Figure scripts
--------------------------------------------------

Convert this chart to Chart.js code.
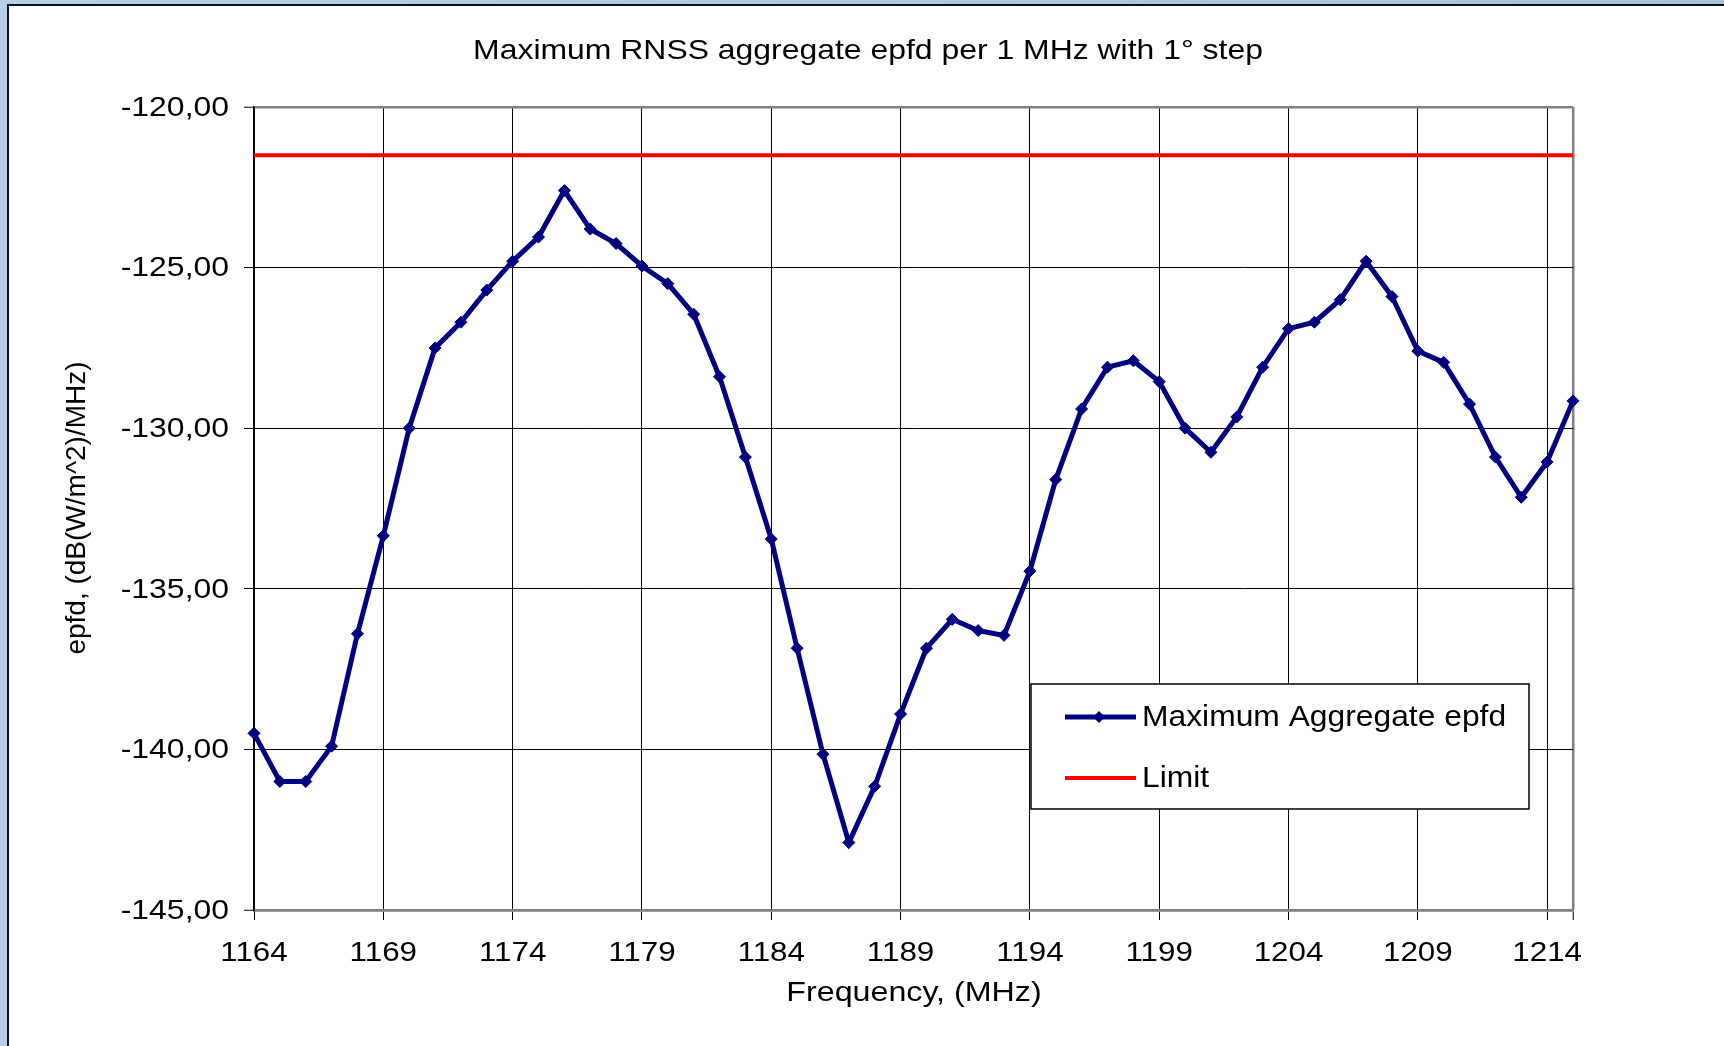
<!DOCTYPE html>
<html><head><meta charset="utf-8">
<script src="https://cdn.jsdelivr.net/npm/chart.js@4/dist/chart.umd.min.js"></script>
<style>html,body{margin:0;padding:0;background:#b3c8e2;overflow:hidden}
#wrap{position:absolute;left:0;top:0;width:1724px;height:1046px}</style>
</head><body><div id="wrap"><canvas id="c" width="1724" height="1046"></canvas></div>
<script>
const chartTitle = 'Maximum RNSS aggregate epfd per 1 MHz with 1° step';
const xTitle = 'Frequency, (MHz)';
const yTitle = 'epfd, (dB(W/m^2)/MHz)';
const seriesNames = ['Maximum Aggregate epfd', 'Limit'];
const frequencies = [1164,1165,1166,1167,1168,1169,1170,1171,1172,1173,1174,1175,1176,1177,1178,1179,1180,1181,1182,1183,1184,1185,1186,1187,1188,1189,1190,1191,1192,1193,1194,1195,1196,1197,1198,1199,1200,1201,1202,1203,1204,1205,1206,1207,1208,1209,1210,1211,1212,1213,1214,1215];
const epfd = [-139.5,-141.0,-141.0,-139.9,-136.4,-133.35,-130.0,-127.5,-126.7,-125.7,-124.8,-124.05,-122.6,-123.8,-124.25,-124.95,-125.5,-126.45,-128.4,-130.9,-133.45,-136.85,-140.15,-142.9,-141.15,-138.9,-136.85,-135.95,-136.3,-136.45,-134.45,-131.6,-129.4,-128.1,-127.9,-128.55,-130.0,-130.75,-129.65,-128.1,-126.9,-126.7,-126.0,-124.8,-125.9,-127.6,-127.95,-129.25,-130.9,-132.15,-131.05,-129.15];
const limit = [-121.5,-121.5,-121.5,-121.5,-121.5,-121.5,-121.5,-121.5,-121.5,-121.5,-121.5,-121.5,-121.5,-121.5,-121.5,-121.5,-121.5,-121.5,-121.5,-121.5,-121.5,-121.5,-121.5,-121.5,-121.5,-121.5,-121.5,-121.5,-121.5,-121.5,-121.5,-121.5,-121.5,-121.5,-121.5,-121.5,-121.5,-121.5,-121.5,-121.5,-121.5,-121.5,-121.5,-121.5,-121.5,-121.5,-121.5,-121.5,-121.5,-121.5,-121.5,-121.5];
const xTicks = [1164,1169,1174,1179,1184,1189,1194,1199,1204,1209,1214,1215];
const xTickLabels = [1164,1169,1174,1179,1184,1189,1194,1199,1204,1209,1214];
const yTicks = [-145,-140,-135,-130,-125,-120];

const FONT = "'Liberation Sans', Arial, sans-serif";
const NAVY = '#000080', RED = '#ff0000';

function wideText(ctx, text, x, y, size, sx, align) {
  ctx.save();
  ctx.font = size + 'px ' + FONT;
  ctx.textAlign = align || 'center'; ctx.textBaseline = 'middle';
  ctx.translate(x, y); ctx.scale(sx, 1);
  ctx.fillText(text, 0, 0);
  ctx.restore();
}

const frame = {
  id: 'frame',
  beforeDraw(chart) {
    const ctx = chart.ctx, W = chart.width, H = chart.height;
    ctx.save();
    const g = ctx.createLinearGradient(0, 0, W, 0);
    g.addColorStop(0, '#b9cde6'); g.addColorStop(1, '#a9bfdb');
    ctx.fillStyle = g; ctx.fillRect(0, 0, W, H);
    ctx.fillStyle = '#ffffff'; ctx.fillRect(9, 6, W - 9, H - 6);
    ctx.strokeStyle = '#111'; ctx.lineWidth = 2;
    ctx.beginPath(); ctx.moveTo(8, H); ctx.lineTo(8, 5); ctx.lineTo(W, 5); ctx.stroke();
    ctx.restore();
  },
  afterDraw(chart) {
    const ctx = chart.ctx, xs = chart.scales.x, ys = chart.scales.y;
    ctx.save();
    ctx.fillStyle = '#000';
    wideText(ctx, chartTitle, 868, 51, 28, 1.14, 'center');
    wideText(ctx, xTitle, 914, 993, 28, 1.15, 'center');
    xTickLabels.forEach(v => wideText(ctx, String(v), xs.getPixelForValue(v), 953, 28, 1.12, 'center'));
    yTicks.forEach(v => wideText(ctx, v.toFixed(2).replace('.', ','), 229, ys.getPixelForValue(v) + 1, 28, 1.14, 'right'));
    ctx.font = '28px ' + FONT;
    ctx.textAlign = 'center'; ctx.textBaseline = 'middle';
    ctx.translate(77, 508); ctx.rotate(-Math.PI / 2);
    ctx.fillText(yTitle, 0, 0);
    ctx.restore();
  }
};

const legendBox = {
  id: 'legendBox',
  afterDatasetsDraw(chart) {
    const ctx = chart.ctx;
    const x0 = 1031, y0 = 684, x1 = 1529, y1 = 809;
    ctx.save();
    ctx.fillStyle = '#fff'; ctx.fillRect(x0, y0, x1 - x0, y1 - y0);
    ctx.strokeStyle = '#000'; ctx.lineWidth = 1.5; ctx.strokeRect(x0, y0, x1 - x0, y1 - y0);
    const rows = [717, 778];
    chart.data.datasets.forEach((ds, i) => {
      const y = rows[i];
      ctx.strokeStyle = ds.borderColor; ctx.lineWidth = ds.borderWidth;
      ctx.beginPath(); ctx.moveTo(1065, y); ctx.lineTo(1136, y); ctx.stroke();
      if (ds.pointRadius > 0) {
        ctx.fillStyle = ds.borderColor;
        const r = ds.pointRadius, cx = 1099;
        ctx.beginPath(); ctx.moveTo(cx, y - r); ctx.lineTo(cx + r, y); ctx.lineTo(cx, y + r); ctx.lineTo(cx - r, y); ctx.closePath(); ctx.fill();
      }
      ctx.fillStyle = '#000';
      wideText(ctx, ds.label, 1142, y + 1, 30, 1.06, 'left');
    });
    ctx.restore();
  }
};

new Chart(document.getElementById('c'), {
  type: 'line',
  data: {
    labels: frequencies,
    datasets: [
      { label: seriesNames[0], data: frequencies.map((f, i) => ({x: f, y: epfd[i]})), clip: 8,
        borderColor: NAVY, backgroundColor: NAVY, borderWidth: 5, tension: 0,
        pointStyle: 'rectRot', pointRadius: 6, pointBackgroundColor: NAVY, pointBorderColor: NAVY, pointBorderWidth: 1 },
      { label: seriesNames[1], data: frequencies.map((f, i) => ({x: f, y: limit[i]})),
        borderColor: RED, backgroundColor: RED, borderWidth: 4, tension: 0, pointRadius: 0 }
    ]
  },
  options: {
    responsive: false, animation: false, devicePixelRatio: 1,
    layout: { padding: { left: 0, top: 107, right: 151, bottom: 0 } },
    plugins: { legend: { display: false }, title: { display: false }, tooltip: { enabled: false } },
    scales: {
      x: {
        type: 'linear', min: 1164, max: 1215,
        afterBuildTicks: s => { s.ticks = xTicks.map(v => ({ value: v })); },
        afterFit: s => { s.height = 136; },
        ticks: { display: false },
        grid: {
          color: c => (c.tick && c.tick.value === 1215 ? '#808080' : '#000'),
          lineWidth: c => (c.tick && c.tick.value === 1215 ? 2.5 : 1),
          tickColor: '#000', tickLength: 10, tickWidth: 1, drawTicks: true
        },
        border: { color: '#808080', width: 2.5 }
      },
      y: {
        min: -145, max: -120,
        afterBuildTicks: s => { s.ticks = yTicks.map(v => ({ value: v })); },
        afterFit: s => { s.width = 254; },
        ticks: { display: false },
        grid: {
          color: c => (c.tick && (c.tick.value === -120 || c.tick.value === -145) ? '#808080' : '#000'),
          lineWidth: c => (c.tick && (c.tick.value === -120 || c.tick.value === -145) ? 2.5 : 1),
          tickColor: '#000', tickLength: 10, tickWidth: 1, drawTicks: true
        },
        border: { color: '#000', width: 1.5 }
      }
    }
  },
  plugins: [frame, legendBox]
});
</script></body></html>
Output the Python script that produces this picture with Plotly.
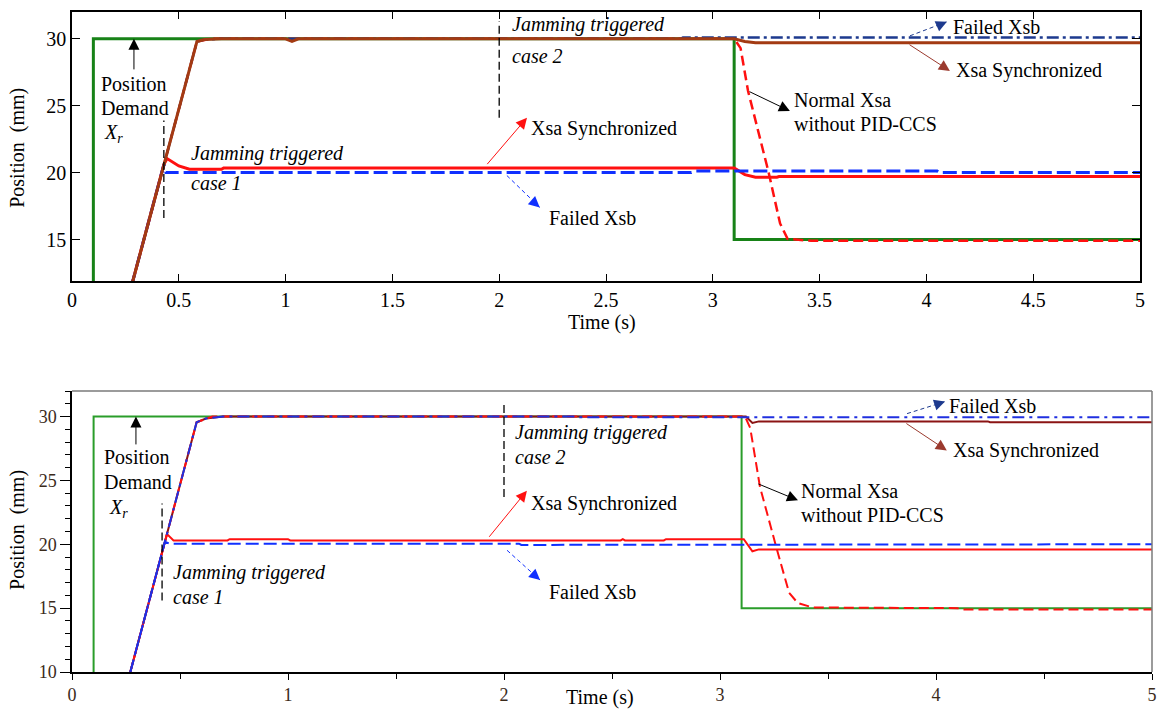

--------------------------------------------------

Copy the records word for word, leaving no picture in the copy.

Convert this chart to Chart.js code.
<!DOCTYPE html>
<html><head><meta charset="utf-8">
<script src="https://cdn.jsdelivr.net/npm/chart.js@4/dist/chart.umd.min.js"></script>
<style>html,body{margin:0;padding:0;background:#b3c8e2;overflow:hidden}
#wrap{position:absolute;left:0;top:0;width:1724px;height:1046px}</style>
</head><body><div id="wrap"><canvas id="c" width="1724" height="1046"></canvas></div>
<script>
const chartTitle = 'Maximum RNSS aggregate epfd per 1 MHz with 1° step';
const xTitle = 'Frequency, (MHz)';
const yTitle = 'epfd, (dB(W/m^2)/MHz)';
const seriesNames = ['Maximum Aggregate epfd', 'Limit'];
const frequencies = [1164,1165,1166,1167,1168,1169,1170,1171,1172,1173,1174,1175,1176,1177,1178,1179,1180,1181,1182,1183,1184,1185,1186,1187,1188,1189,1190,1191,1192,1193,1194,1195,1196,1197,1198,1199,1200,1201,1202,1203,1204,1205,1206,1207,1208,1209,1210,1211,1212,1213,1214,1215];
const epfd = [-139.5,-141.0,-141.0,-139.9,-136.4,-133.35,-130.0,-127.5,-126.7,-125.7,-124.8,-124.05,-122.6,-123.8,-124.25,-124.95,-125.5,-126.45,-128.4,-130.9,-133.45,-136.85,-140.15,-142.9,-141.15,-138.9,-136.85,-135.95,-136.3,-136.45,-134.45,-131.6,-129.4,-128.1,-127.9,-128.55,-130.0,-130.75,-129.65,-128.1,-126.9,-126.7,-126.0,-124.8,-125.9,-127.6,-127.95,-129.25,-130.9,-132.15,-131.05,-129.15];
const limit = [-121.5,-121.5,-121.5,-121.5,-121.5,-121.5,-121.5,-121.5,-121.5,-121.5,-121.5,-121.5,-121.5,-121.5,-121.5,-121.5,-121.5,-121.5,-121.5,-121.5,-121.5,-121.5,-121.5,-121.5,-121.5,-121.5,-121.5,-121.5,-121.5,-121.5,-121.5,-121.5,-121.5,-121.5,-121.5,-121.5,-121.5,-121.5,-121.5,-121.5,-121.5,-121.5,-121.5,-121.5,-121.5,-121.5,-121.5,-121.5,-121.5,-121.5,-121.5,-121.5];
const xTicks = [1164,1169,1174,1179,1184,1189,1194,1199,1204,1209,1214,1215];
const xTickLabels = [1164,1169,1174,1179,1184,1189,1194,1199,1204,1209,1214];
const yTicks = [-145,-140,-135,-130,-125,-120];

const FONT = "'Liberation Sans', Arial, sans-serif";
const NAVY = '#000080', RED = '#ff0000';

function wideText(ctx, text, x, y, size, sx, align) {
  ctx.save();
  ctx.font = size + 'px ' + FONT;
  ctx.textAlign = align || 'center'; ctx.textBaseline = 'middle';
  ctx.translate(x, y); ctx.scale(sx, 1);
  ctx.fillText(text, 0, 0);
  ctx.restore();
}

const frame = {
  id: 'frame',
  beforeDraw(chart) {
    const ctx = chart.ctx, W = chart.width, H = chart.height;
    ctx.save();
    const g = ctx.createLinearGradient(0, 0, W, 0);
    g.addColorStop(0, '#b9cde6'); g.addColorStop(1, '#a9bfdb');
    ctx.fillStyle = g; ctx.fillRect(0, 0, W, H);
    ctx.fillStyle = '#ffffff'; ctx.fillRect(9, 6, W - 9, H - 6);
    ctx.strokeStyle = '#111'; ctx.lineWidth = 2;
    ctx.beginPath(); ctx.moveTo(8, H); ctx.lineTo(8, 5); ctx.lineTo(W, 5); ctx.stroke();
    ctx.restore();
  },
  afterDraw(chart) {
    const ctx = chart.ctx, xs = chart.scales.x, ys = chart.scales.y;
    ctx.save();
    ctx.fillStyle = '#000';
    wideText(ctx, chartTitle, 868, 51, 28, 1.14, 'center');
    wideText(ctx, xTitle, 914, 993, 28, 1.15, 'center');
    xTickLabels.forEach(v => wideText(ctx, String(v), xs.getPixelForValue(v), 953, 28, 1.12, 'center'));
    yTicks.forEach(v => wideText(ctx, v.toFixed(2).replace('.', ','), 229, ys.getPixelForValue(v) + 1, 28, 1.14, 'right'));
    ctx.font = '28px ' + FONT;
    ctx.textAlign = 'center'; ctx.textBaseline = 'middle';
    ctx.translate(77, 508); ctx.rotate(-Math.PI / 2);
    ctx.fillText(yTitle, 0, 0);
    ctx.restore();
  }
};

const legendBox = {
  id: 'legendBox',
  afterDatasetsDraw(chart) {
    const ctx = chart.ctx;
    const x0 = 1031, y0 = 684, x1 = 1529, y1 = 809;
    ctx.save();
    ctx.fillStyle = '#fff'; ctx.fillRect(x0, y0, x1 - x0, y1 - y0);
    ctx.strokeStyle = '#000'; ctx.lineWidth = 1.5; ctx.strokeRect(x0, y0, x1 - x0, y1 - y0);
    const rows = [717, 778];
    chart.data.datasets.forEach((ds, i) => {
      const y = rows[i];
      ctx.strokeStyle = ds.borderColor; ctx.lineWidth = ds.borderWidth;
      ctx.beginPath(); ctx.moveTo(1065, y); ctx.lineTo(1136, y); ctx.stroke();
      if (ds.pointRadius > 0) {
        ctx.fillStyle = ds.borderColor;
        const r = ds.pointRadius, cx = 1099;
        ctx.beginPath(); ctx.moveTo(cx, y - r); ctx.lineTo(cx + r, y); ctx.lineTo(cx, y + r); ctx.lineTo(cx - r, y); ctx.closePath(); ctx.fill();
      }
      ctx.fillStyle = '#000';
      wideText(ctx, ds.label, 1142, y + 1, 30, 1.06, 'left');
    });
    ctx.restore();
  }
};

new Chart(document.getElementById('c'), {
  type: 'line',
  data: {
    labels: frequencies,
    datasets: [
      { label: seriesNames[0], data: frequencies.map((f, i) => ({x: f, y: epfd[i]})), clip: 8,
        borderColor: NAVY, backgroundColor: NAVY, borderWidth: 5, tension: 0,
        pointStyle: 'rectRot', pointRadius: 6, pointBackgroundColor: NAVY, pointBorderColor: NAVY, pointBorderWidth: 1 },
      { label: seriesNames[1], data: frequencies.map((f, i) => ({x: f, y: limit[i]})),
        borderColor: RED, backgroundColor: RED, borderWidth: 4, tension: 0, pointRadius: 0 }
    ]
  },
  options: {
    responsive: false, animation: false, devicePixelRatio: 1,
    layout: { padding: { left: 0, top: 107, right: 151, bottom: 0 } },
    plugins: { legend: { display: false }, title: { display: false }, tooltip: { enabled: false } },
    scales: {
      x: {
        type: 'linear', min: 1164, max: 1215,
        afterBuildTicks: s => { s.ticks = xTicks.map(v => ({ value: v })); },
        afterFit: s => { s.height = 136; },
        ticks: { display: false },
        grid: {
          color: c => (c.tick && c.tick.value === 1215 ? '#808080' : '#000'),
          lineWidth: c => (c.tick && c.tick.value === 1215 ? 2.5 : 1),
          tickColor: '#000', tickLength: 10, tickWidth: 1, drawTicks: true
        },
        border: { color: '#808080', width: 2.5 }
      },
      y: {
        min: -145, max: -120,
        afterBuildTicks: s => { s.ticks = yTicks.map(v => ({ value: v })); },
        afterFit: s => { s.width = 254; },
        ticks: { display: false },
        grid: {
          color: c => (c.tick && (c.tick.value === -120 || c.tick.value === -145) ? '#808080' : '#000'),
          lineWidth: c => (c.tick && (c.tick.value === -120 || c.tick.value === -145) ? 2.5 : 1),
          tickColor: '#000', tickLength: 10, tickWidth: 1, drawTicks: true
        },
        border: { color: '#000', width: 1.5 }
      }
    }
  },
  plugins: [frame, legendBox]
});
</script></body></html>
Output the Python script that produces this picture with Plotly.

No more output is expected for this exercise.